Aw heck. I cannot believe that I missed both the Women’s History and Disability Acceptance/National Disabilities Awareness Month proclamations!

  • Women’s History: Ms. Robyn Lady spoke to the theme of “Women Who Advocate for Equity, Diversity and Inclusion” to recognize those “who understand that, for a positive future, we need to eliminate bias and discrimination entirely from our lives and in institutions.” She notes that “women working full time in 2020 on average earn 82 cents for every dollar a man working full-time earns” which results in $10,000 annual earning losses. 

  • Disability Acceptance and Awareness: Mr. Kyle McDaniel shared that 28,000 FCPS students (16%) receive special education services, and that disabled students encounter more difficulties being accepted by peers and participating in school and school activities. (I can attest to this!)

Public Input

Only three signed up for public input, yet they each brought their A-game on critical issues:

  • A sweet, brave 2nd grader spoke about her ADHD, which her mom calls her superpower. She asked that other students learn about disabilities so that they will be kinder and more empathetic. (I am in tears with the beauty and strength of her speech. It was like hearing my own daughter speak about her experiences with ADHD and her desire to be treated with kindness and respect.

  • An ESOL teacher from Bryant Alternative High School spoke of her 9 years of experience as an FCPS Adult ESOL teacher where she was classified as a temporary worker, without benefits and at low pay, despite working 25 hours per week year round. This affects so many employees, and it forces experienced staff to leave or move to other positions.

  • Lawrence Webb, former Falls Church School Board member (and an all-round amazing guy!), spoke about recent Next Door posts that show how “Great Schools” rankings define schools as “good” or “bad,” when really those rankings are akin to redlining some of Fairfax County’s amazing schools. He asked the FCSB to ensure that those schools are funded to the levels that they deserve and need.

School Board Business

Student Representative Matters: Ms. Karim discussed an eye-opening Equity Symposium including a Student Equity Ambassadors Leaders (SEALs) presentation that shared inequities in different schools that sometimes narrow the future opportunities of students (e.g., focusing on vocational and military versus college), and the failure of many students to know about resources like free mental health services (e.g., telehealth) and Awareness is limited and improved communication strategies are needed for Gen Z students, particularly when word of mouth and concise messages on other platforms may work better.

College Board Sole-Source Contract: Ms. Seema Dixit introduced the Sole-Source Contract Amendment to the existing contract for The College Board–the value of which amendment is $3.83 million! Neither Ms. DIxit, nor her second Ms. Marcia St John-Cunning spoke to the amendment (nor would I, if I were them!).

Mr. Ilryung Moon asked pointed questions and commented that The College Board, a 501(c)(3) non-profit, “is in fact making quite a lot of profits.” He asked Dr. Reid to open up conversations with them.
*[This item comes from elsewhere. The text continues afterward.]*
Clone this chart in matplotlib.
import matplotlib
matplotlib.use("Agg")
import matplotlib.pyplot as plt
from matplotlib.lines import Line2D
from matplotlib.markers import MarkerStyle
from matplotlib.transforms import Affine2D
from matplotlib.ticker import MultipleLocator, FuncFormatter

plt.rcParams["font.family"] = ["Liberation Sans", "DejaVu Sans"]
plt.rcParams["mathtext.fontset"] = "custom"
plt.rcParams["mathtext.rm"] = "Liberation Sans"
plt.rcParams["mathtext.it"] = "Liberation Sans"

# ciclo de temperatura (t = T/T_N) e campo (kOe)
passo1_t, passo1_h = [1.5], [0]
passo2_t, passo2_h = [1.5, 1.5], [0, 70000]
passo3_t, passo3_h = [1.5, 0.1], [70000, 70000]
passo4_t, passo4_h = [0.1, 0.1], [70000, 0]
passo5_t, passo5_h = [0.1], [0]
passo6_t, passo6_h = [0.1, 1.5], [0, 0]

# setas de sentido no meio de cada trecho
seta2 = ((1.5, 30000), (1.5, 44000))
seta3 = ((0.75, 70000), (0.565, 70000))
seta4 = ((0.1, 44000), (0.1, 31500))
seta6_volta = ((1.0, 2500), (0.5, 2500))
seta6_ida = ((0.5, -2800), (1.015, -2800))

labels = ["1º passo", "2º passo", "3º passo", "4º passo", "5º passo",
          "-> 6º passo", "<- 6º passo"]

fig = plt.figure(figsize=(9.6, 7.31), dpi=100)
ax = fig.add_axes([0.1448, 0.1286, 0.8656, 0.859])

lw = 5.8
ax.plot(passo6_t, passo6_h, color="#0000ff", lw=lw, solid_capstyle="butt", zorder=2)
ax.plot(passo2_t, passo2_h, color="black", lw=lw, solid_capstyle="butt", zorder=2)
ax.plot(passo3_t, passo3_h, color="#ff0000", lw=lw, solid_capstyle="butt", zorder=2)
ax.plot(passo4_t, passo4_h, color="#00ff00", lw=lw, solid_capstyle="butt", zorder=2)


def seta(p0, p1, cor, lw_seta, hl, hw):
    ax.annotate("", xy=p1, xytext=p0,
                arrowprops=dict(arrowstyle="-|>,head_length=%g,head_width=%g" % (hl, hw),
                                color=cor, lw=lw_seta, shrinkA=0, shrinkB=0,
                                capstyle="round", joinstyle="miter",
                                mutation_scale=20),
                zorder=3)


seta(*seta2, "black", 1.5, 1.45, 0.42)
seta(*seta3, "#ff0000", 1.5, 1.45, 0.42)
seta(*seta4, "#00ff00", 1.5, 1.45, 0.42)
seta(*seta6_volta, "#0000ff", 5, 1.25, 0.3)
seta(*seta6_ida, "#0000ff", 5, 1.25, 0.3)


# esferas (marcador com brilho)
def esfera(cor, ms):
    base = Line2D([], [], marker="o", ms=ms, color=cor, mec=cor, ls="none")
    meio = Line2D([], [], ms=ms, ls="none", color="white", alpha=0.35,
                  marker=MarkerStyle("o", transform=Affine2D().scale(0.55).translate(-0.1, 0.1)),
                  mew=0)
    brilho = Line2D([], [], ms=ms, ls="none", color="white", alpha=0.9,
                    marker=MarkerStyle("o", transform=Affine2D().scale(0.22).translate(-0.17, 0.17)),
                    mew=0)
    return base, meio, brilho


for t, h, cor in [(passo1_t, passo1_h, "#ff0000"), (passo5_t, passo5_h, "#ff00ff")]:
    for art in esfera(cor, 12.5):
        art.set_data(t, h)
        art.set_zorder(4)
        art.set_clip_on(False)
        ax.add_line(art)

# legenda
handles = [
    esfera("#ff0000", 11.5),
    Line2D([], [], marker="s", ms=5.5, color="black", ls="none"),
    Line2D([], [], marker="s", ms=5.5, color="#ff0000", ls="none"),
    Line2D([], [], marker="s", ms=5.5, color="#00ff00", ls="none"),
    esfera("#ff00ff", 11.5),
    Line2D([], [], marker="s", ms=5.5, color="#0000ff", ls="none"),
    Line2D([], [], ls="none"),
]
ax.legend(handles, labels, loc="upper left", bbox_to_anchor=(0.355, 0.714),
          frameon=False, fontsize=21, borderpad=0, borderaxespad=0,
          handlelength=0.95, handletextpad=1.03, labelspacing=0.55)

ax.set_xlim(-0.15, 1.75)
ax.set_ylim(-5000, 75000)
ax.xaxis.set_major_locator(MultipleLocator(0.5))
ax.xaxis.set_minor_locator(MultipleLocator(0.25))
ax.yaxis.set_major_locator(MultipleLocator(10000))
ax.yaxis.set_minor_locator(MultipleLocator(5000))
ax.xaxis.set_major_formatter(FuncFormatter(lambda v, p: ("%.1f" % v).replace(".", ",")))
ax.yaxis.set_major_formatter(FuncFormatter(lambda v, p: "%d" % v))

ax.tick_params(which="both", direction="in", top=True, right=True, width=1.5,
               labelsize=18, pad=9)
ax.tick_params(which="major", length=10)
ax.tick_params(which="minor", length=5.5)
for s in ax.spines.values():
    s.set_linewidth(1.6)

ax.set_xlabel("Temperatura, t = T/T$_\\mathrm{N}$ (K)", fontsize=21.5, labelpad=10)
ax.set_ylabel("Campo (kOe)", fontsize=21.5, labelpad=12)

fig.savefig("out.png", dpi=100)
She agreed and expressed that she felt the move to on-line testing should involve cost savings that are passed on to FCPS.
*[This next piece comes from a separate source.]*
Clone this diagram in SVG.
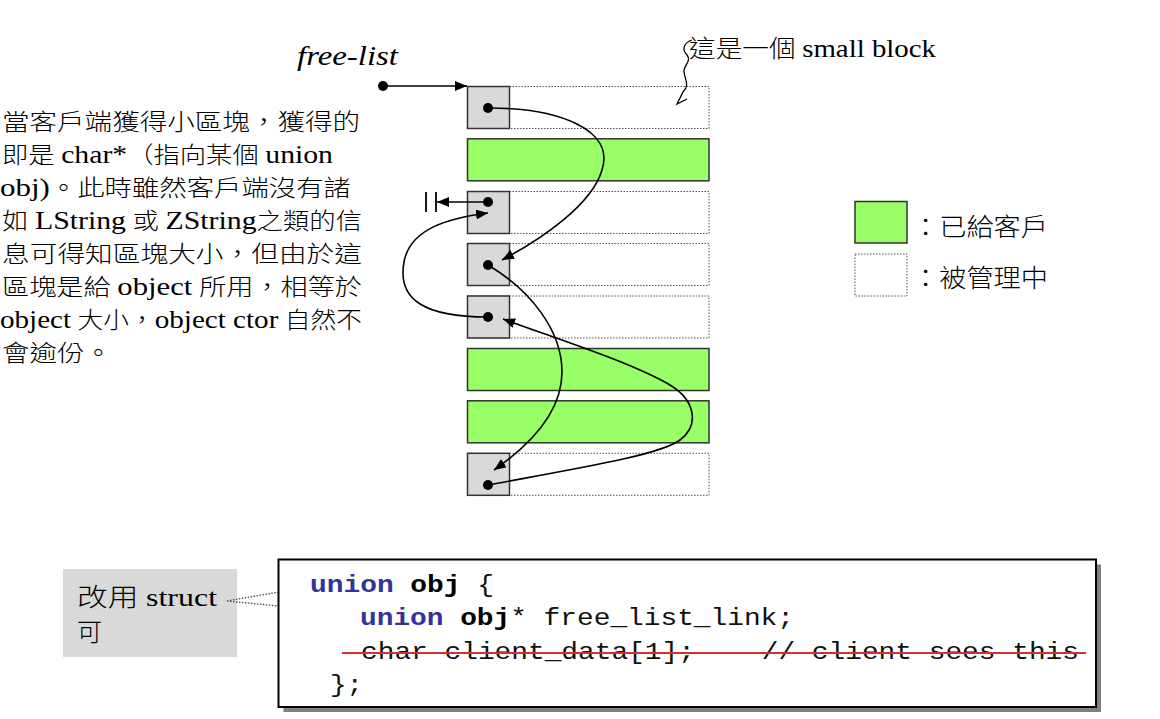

Dr. Ricardy Anderson asked for clarification for the public to better understand the issue. Dr. Reid said that The College Board “is the sole provider” for the content exams, PSAT, AP, SAT, etc. which means that they are the only source of these tests for students across the country.

Ms. Lady shared that The College Board demands list of all students who are receiving free and reduced lunch in order to waive testing fees; however, FCPS is unwilling to break student confidentiality, thus the College Board’s inflexibility increases costs to our school system. She added that FCPS is essentially free labor for them because school counselors need to proctor for weeks at a time, despite the College Board’s severe inflexibility to reschedule for sick students.

VOTE to approve amendment: all 11 present (because no school district has any alternative than the College Board).

On a personal note: It feels to many high school parents that The College Board essentially has a monopoly over the schools, parents, students, and colleges. They charge excessive fees to schools, parents, and students for services, when there is LITERALLY no where else to go. They are a sole source provider to all of us, while they mine our personal information and ask our minor children for enormously valuable information about their future plans and family demographics. 

Elementary Language Arts Basal Instructional Resources (K-6): Ms. Noel Klimenko, assistant superintendent, Instructional Services Department (ISD) walked through the process taken and the committee who chose these materials. 4 Public Education’s own Cheryl Binkley (President) was on this committee and has impressive things to say about the committee’s efforts to choose curriculum materials aligned with the Science of Reading with full implementation for School Year 2024-2025. There is much discussion. VOTE to approve purchase of Benchmark Advance, 2022: All 11 present.

Other items:

  • Amending the School Board's Proclamation Process Robust discussion–worth a listen. VOTE to amend the proclamation process: 8 Yes, 3 No (Mr. Moon, Dr. Anderson, and Mr. McElveen)

  • Financial Planning (EL-5) Monitoring Report: Dr. Ried discussed the materials and presented slides regarding financial planning. She shared that her team has received some awards for financial transparency and reporting. (Congratulations!) 

  • VOTE that the Superintendent has made adequate progress: 9 Yes, 2 abstain (Mr. Moon, Mr. McElveen )

  • VOTE to maintain Executive Limitation 5, Financial Planning, as it is currently detailed: 9 Yes, 2 not present (Dr. Anderson and Mr. McDaniel)

Board Committee Reports: Board Members share what their committees are doing.

Board Matters: Please listen to the board reports from each board member. They share interesting and important things from their districts. Really listen to them! I found out that Mr. Frisch visited my son’s school to enjoy his class debating legislation during Student Congress in government class.

I’d be remiss if I didn’t highlight Mr. Frisch’s important comment (see video of his full statement here) in light of a recent lawsuit against FCPS: 

I’ve heard from various members of our community students parents who are worried about recent news they've seen and I want to send a message of reassurance to them Fairfax County Public Schools remains committed to fostering a safe, supportive, welcoming, and inclusive School environment for all students and staff including our transgender and gender expansive students and staff. It is clear that students learn most effectively when they feel safe and supported and respected and accepted for who they are. 

4PE President, Cheryl Binkley, was one of the few audience members at the meeting. Her thoughts on the meeting are incorporated in this document. Many thanks to her presence at the meeting and for her hard work on one of the agenda items. Current and retired teachers are filled with so much useful information–I always appreciate their willingness to educate a "more mature" student like myself.

The meeting adjourned at 10:54 pm after lasting nearly 4 hours.